Le simulazioni del governo
L’emendamento prende le mosse da uno studio preparatorio al decreto 102 rilasciato a inizio agosto dal ministero delle Finanze; nell’analisi una delle ipotesi di rimodulazione dell’Imu partiva dal presupposto di elevare la franchigia sull’imposta fino a 756 euro, equivalenti a una detrazione media (l’entità effettiva dipende dall’aliquota applicata dal Comune) di 508 euro anziché i 200 previsti per il 2012. La perdita di gettito scenderebbe in questa ipotesi dai 4 miliardi derivanti dall’abolizione integrale del tributo a un miliardo e mezzo di euro. Tra gli scenari delineati da via XX Settembre c’era anche quello che prevedeva una franchigia fino a 650 euro di rendita (perdita di gettito limitata a poco più di un miliardo), o una esenzione fino a una rendita da 920 euro (perdita di oltre 2 miliardi) senza ulteriori detrazioni per la cifra eccedente o con detrazione da 200 euro (perdita di 2,2 miliardi). Va considerato comunque che il contributo degli immobili di maggior valore è decisamente significativo: nel 2012 le abitazioni principali che hanno pagato da 500 euro in su sono state solo il 9,91% (meno di due milioni di case) ma hanno garantito il 36,6% dell’incasso. 

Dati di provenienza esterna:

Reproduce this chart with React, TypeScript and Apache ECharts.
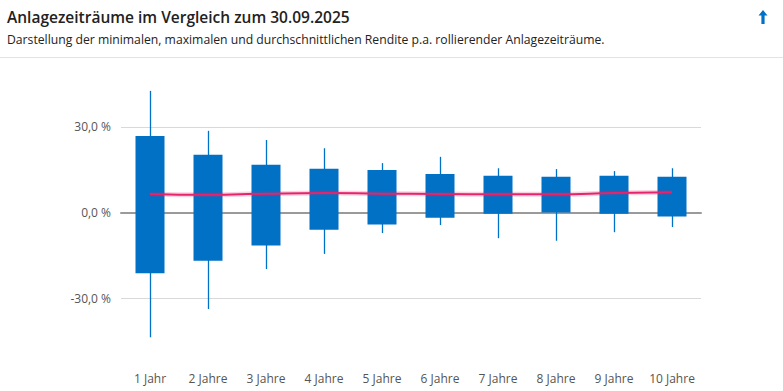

Tornando all’emendamento, quante sono le abitazioni che dovrebbero pagare se la proposta passasse? Tornando ai dati del ministero, si tratterebbe di circa 4,6 milioni di case su oltre 19 milioni di alloggi considerati abitazione principale Nella tabella abbiamo provato a vedere più in dettaglio che cosa succederebbe in 30 capoluoghi di provincia. 
Chi dovrà pagare
Il problema nel pagamento nei fatti riguarda tre categorie catastali, la A/2 , la A/3 e la A/7: Quest’ultima però identifica le abitazioni indipendenti e di fatto siccome si tratta di immobili di dimensioni medie di oltre 150 metri quadrati finirebbero per pagare pressoché tutti; le classi A/4 A/5 e A/6 invece identificano immobili di scarso valore e sarebbero pressoché tutti esentati. Limitando la nostra analisi alle due categorie A/2 e A/3 abbiamo perciò provato, sulla base delle ultime statistiche catastali, a calcolare quale la dimensione a cui corrisponde una rendita di 750 euro. Nella classe A/2 a Roma ad esempio equivale a quella di un monolocale da 36 metri; lo stesso a Milano mentre a Napoli la superficie sale a 48 metri e a Palermo a 96 mentre a Torino (dove la A/2 sono relativamente poche) bastano 33 metri. Nella A/3, dove la percentuale di immobili esenti sarebbe molto maggiore, per pagare a Roma bastano 41 metri mentre a Milano si sale a 55 e a Palermo addirittura 139. Il Ministero delle Finanze ha presentato anche scenari di rimodulazione del tributo che si basano sul reddito dichiarato dei contribuenti; hanno però due limiti di non poco conto: il primo è che si basano su redditi dichiarati e non su redditi reali e così chi evade l’Irpef avrebbe un vantaggio anche per l’Imu; il secondo è che appare improprio applicare criteri reddituali su un’imposta di natura patrimoniale: se una casa ha un valore di 500mila euro non si vende a meno solo perché il proprietario ha un reddito basso.